Set down only the lines running from the one with "Output the component" to the one with "Chart.register(...registerables);", both lines included, exactly as they stand, please.

# start of Provided entries

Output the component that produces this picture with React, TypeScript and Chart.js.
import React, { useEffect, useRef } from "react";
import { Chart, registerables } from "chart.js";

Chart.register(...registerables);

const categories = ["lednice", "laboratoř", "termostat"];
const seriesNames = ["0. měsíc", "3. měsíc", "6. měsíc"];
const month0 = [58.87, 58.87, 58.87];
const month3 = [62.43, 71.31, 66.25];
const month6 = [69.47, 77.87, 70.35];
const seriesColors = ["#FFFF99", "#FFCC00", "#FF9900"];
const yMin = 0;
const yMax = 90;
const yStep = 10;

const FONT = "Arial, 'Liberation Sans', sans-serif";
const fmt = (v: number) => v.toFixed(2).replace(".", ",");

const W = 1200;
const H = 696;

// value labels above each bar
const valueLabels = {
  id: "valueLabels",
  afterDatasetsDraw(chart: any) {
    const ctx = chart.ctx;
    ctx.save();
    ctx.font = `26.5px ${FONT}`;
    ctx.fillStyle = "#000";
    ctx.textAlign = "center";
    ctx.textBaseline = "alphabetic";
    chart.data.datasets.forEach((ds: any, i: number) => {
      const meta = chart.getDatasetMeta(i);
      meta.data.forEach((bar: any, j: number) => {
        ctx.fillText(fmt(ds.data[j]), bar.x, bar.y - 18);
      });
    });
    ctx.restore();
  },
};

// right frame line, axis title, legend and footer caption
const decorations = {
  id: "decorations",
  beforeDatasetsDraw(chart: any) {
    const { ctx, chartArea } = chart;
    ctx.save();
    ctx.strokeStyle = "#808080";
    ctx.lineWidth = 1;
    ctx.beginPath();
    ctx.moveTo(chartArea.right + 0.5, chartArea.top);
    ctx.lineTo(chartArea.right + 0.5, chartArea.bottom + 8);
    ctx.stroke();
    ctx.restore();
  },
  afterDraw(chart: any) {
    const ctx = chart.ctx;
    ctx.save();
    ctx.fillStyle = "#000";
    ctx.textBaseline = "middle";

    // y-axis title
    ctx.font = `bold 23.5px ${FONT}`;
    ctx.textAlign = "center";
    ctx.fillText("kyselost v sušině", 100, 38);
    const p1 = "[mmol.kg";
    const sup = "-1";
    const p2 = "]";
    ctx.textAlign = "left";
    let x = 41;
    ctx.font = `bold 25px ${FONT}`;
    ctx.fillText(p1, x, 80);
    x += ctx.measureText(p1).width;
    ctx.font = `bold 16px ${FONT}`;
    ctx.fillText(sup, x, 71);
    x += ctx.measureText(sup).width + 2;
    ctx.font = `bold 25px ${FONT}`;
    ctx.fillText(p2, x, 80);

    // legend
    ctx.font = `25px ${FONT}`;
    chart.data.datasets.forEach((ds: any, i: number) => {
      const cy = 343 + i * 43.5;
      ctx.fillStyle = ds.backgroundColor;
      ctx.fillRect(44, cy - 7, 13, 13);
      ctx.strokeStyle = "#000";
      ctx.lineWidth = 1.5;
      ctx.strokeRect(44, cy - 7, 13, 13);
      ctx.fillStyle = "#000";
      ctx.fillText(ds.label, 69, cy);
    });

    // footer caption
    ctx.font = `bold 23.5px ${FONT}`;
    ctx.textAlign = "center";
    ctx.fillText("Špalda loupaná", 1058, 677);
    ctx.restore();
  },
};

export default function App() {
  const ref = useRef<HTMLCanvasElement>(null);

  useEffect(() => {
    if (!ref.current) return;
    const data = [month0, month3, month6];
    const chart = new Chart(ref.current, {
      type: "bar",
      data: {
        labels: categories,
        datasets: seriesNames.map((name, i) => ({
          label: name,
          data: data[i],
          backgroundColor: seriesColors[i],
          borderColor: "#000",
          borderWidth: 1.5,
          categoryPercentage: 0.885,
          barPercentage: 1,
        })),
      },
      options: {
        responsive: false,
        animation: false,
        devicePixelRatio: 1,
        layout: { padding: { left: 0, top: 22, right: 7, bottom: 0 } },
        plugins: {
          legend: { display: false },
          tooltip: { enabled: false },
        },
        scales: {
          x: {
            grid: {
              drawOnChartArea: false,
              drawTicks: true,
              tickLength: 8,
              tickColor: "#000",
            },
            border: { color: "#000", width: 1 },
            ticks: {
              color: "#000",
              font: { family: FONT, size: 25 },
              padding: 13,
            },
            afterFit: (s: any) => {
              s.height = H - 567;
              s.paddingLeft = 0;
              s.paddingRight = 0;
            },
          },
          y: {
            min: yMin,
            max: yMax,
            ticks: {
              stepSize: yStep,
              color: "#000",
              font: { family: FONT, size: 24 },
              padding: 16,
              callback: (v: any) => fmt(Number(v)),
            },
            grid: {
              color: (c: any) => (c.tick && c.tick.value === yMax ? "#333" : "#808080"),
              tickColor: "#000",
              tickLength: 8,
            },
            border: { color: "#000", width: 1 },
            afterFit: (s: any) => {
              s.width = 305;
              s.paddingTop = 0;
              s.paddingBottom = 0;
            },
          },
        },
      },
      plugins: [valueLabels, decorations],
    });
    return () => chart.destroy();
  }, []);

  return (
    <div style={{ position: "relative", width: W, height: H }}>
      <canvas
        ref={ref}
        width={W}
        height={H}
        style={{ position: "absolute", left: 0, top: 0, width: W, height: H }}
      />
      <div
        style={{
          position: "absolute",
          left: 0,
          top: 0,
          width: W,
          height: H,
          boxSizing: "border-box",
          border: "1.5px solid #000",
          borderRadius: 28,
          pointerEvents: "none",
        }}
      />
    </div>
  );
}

# end of Provided entries
# start of Provided entries

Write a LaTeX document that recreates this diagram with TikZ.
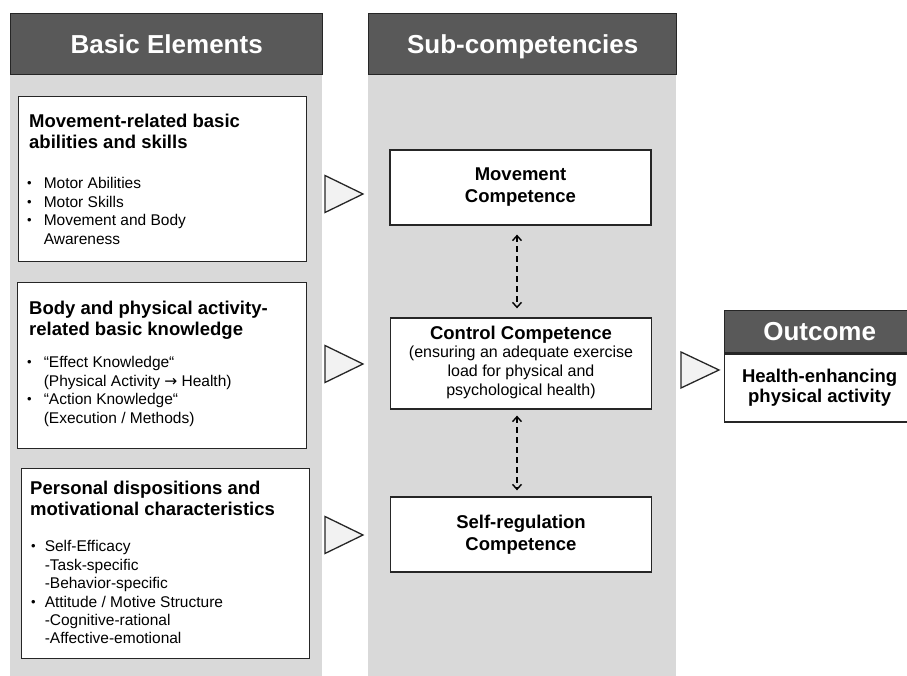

# end of Provided entries

> **Written response**:
Output the component that produces this picture with React, TypeScript and Chart.js.
import React, { useEffect, useRef } from "react";
import { Chart, registerables } from "chart.js";

Chart.register(...registerables);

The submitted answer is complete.